▶ [Problem details] Repeat exactly the lines running from the line that contains "Write the TikZ code for this diagram." to the line that contains "(#1) at (#2,#3)"; include both ends and add nothing.

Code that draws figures
--- BEGIN ---
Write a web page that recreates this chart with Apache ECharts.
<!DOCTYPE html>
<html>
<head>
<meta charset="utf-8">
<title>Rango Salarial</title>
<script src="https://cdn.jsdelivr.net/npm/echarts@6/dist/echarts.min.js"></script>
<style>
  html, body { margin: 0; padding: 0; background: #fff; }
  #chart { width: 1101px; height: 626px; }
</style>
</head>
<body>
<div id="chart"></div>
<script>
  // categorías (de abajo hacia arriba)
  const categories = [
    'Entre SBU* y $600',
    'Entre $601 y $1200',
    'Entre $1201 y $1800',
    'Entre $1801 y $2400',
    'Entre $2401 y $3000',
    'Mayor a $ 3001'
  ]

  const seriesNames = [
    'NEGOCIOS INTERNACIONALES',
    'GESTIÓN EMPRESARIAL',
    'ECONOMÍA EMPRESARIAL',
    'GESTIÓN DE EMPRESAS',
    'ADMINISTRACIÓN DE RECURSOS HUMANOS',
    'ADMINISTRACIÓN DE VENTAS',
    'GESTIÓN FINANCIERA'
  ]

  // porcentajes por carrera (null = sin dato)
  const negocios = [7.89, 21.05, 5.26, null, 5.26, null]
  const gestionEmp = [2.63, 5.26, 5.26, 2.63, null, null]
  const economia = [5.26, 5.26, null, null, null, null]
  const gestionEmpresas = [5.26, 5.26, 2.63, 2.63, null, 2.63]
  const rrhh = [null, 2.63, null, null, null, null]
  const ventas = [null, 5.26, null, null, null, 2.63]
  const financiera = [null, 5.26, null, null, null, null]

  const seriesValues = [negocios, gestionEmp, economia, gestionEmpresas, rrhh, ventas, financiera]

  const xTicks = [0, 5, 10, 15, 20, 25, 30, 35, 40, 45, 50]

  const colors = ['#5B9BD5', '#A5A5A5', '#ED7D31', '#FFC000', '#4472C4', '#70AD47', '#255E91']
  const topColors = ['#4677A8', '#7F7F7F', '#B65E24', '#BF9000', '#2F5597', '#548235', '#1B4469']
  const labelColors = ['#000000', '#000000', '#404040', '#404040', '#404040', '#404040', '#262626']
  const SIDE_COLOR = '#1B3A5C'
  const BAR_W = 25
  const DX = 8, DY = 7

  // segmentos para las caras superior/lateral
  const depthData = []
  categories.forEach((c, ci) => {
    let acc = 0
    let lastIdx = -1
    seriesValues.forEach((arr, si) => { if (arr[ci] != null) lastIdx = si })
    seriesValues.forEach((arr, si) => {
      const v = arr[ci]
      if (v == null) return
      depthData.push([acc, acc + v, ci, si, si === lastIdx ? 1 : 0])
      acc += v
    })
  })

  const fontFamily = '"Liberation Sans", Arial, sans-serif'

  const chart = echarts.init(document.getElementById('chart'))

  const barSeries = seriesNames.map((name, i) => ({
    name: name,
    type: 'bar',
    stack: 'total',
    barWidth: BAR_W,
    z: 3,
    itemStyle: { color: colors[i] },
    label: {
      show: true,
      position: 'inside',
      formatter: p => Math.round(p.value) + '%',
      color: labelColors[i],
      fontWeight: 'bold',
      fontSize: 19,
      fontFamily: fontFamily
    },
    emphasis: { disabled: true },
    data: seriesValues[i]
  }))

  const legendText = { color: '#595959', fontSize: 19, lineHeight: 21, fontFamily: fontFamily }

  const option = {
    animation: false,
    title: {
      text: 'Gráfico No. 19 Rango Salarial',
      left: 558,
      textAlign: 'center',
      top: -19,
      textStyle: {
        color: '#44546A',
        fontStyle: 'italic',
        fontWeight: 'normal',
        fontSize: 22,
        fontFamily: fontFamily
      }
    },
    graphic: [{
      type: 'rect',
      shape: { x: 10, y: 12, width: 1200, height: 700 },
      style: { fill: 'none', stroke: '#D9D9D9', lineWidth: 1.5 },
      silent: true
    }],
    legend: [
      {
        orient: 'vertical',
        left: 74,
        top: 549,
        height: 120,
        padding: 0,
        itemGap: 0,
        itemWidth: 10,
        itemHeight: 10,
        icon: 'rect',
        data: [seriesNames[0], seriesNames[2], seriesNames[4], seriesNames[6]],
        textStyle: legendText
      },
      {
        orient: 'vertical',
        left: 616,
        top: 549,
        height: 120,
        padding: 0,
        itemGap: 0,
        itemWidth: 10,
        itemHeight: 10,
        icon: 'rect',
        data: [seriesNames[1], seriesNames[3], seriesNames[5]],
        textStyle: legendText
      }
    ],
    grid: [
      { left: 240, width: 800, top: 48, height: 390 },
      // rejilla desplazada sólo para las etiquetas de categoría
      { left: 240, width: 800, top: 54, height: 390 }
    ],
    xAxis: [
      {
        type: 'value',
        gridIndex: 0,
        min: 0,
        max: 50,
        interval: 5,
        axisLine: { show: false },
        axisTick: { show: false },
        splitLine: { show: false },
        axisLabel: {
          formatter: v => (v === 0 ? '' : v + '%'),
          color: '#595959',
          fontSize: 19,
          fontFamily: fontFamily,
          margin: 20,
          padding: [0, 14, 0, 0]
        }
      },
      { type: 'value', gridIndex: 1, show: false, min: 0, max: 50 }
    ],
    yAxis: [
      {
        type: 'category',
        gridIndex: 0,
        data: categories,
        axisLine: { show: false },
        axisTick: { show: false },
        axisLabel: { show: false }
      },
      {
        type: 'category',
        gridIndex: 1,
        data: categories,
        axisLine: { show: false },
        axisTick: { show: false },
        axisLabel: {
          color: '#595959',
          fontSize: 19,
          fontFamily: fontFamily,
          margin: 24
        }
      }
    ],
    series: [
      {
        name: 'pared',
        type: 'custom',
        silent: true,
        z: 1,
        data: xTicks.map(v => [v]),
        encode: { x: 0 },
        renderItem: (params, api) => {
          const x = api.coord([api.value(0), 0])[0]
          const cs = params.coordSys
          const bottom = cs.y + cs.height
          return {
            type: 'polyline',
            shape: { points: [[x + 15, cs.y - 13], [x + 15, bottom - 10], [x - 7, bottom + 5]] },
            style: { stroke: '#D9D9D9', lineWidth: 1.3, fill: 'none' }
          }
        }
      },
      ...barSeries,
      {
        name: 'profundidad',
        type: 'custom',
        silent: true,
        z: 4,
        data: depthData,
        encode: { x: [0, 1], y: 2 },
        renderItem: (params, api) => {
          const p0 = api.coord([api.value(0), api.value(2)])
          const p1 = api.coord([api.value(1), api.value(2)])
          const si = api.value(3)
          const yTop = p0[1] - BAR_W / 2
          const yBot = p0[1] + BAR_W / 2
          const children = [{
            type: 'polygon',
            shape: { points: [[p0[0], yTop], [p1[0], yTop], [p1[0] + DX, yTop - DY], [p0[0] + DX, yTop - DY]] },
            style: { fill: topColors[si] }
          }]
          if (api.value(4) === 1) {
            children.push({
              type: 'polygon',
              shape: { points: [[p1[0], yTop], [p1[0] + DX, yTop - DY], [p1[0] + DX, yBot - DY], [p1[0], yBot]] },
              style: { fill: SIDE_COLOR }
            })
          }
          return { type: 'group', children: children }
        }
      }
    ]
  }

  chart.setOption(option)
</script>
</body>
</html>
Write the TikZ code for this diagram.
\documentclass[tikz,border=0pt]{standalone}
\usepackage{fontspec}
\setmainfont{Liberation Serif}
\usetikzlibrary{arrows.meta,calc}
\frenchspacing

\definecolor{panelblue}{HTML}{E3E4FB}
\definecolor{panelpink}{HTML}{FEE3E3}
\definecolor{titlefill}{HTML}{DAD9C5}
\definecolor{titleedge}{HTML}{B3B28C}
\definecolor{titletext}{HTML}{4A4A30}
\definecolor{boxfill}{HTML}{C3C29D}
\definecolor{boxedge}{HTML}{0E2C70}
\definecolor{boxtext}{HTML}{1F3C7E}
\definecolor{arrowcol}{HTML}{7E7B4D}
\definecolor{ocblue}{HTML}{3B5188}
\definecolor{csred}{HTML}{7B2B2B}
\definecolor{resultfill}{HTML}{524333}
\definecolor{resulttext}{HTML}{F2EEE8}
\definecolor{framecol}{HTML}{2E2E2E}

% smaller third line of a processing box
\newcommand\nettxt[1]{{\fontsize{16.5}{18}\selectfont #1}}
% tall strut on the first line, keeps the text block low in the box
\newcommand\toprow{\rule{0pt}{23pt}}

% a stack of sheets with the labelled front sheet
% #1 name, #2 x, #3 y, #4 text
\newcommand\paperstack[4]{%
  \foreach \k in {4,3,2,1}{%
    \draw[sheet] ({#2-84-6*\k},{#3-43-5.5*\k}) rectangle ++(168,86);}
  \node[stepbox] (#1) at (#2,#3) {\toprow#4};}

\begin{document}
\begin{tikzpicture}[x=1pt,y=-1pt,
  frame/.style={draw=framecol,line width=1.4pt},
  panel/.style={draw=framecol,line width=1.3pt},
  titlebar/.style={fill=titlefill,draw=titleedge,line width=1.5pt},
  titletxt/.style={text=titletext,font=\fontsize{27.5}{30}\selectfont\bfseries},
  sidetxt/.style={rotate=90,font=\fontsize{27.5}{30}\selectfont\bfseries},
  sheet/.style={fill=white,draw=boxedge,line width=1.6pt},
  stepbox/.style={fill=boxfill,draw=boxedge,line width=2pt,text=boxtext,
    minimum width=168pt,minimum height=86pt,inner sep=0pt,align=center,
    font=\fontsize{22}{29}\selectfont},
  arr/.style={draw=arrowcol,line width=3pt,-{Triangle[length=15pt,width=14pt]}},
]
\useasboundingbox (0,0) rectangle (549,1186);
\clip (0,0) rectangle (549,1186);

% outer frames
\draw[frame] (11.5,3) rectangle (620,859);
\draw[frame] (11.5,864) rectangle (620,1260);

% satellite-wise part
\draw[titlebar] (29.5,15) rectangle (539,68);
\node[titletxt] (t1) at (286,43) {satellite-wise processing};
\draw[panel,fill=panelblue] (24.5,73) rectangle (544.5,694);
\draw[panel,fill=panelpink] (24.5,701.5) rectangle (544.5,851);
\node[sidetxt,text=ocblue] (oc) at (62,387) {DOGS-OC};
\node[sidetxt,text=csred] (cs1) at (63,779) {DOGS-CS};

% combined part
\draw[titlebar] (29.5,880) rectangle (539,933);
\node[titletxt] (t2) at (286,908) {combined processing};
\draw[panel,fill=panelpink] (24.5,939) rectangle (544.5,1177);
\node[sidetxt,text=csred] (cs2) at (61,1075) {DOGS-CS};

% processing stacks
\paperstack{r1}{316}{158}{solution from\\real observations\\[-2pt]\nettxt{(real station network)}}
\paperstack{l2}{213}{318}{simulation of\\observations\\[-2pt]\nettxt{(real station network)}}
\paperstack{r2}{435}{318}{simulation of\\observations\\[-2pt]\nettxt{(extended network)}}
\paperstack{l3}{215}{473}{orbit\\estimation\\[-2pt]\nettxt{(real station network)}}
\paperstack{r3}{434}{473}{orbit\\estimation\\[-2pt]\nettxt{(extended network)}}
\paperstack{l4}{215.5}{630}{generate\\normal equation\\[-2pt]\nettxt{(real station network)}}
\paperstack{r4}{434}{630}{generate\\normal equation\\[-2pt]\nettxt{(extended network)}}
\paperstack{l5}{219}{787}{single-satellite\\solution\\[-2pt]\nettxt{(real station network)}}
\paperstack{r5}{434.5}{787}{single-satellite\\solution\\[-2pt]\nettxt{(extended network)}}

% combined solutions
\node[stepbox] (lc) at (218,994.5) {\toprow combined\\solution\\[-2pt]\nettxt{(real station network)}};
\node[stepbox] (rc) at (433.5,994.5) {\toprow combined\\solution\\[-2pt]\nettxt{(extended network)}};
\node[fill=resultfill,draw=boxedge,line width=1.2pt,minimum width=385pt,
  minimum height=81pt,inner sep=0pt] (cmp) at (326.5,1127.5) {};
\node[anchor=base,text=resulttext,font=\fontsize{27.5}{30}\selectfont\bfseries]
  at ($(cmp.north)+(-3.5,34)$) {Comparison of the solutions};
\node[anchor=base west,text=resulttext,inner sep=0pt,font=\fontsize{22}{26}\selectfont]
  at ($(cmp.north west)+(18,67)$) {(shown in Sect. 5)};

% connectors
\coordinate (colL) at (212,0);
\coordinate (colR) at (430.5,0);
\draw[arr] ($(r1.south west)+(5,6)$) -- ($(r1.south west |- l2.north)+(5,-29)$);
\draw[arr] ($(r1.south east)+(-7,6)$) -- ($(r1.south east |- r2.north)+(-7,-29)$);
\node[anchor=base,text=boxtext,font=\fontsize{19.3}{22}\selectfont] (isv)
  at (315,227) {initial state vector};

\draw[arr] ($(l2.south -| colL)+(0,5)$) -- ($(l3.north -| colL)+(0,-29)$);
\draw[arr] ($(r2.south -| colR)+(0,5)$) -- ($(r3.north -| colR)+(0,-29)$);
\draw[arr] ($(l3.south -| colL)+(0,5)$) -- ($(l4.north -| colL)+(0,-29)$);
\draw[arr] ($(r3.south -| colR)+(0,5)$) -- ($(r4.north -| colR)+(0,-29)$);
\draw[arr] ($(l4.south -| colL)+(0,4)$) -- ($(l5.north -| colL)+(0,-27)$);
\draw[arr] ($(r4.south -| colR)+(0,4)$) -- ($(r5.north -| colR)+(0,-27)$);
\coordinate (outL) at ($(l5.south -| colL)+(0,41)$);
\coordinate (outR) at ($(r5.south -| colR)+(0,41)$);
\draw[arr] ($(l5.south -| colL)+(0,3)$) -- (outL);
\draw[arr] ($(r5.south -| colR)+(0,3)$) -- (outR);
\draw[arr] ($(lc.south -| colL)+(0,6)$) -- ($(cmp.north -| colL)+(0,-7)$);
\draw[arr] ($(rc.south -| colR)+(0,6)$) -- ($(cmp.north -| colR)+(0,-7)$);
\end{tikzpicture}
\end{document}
--- END ---
▶ [Response to this exercise]
Write the TikZ code for this diagram.
\documentclass[tikz,border=0pt]{standalone}
\usepackage{fontspec}
\setmainfont{Liberation Serif}
\usetikzlibrary{arrows.meta,calc}
\frenchspacing

\definecolor{panelblue}{HTML}{E3E4FB}
\definecolor{panelpink}{HTML}{FEE3E3}
\definecolor{titlefill}{HTML}{DAD9C5}
\definecolor{titleedge}{HTML}{B3B28C}
\definecolor{titletext}{HTML}{4A4A30}
\definecolor{boxfill}{HTML}{C3C29D}
\definecolor{boxedge}{HTML}{0E2C70}
\definecolor{boxtext}{HTML}{1F3C7E}
\definecolor{arrowcol}{HTML}{7E7B4D}
\definecolor{ocblue}{HTML}{3B5188}
\definecolor{csred}{HTML}{7B2B2B}
\definecolor{resultfill}{HTML}{524333}
\definecolor{resulttext}{HTML}{F2EEE8}
\definecolor{framecol}{HTML}{2E2E2E}

% smaller third line of a processing box
\newcommand\nettxt[1]{{\fontsize{16.5}{18}\selectfont #1}}
% tall strut on the first line, keeps the text block low in the box
\newcommand\toprow{\rule{0pt}{23pt}}

% a stack of sheets with the labelled front sheet
% #1 name, #2 x, #3 y, #4 text
\newcommand\paperstack[4]{%
  \foreach \k in {4,3,2,1}{%
    \draw[sheet] ({#2-84-6*\k},{#3-43-5.5*\k}) rectangle ++(168,86);}
  \node[stepbox] (#1) at (#2,#3) {\toprow#4};}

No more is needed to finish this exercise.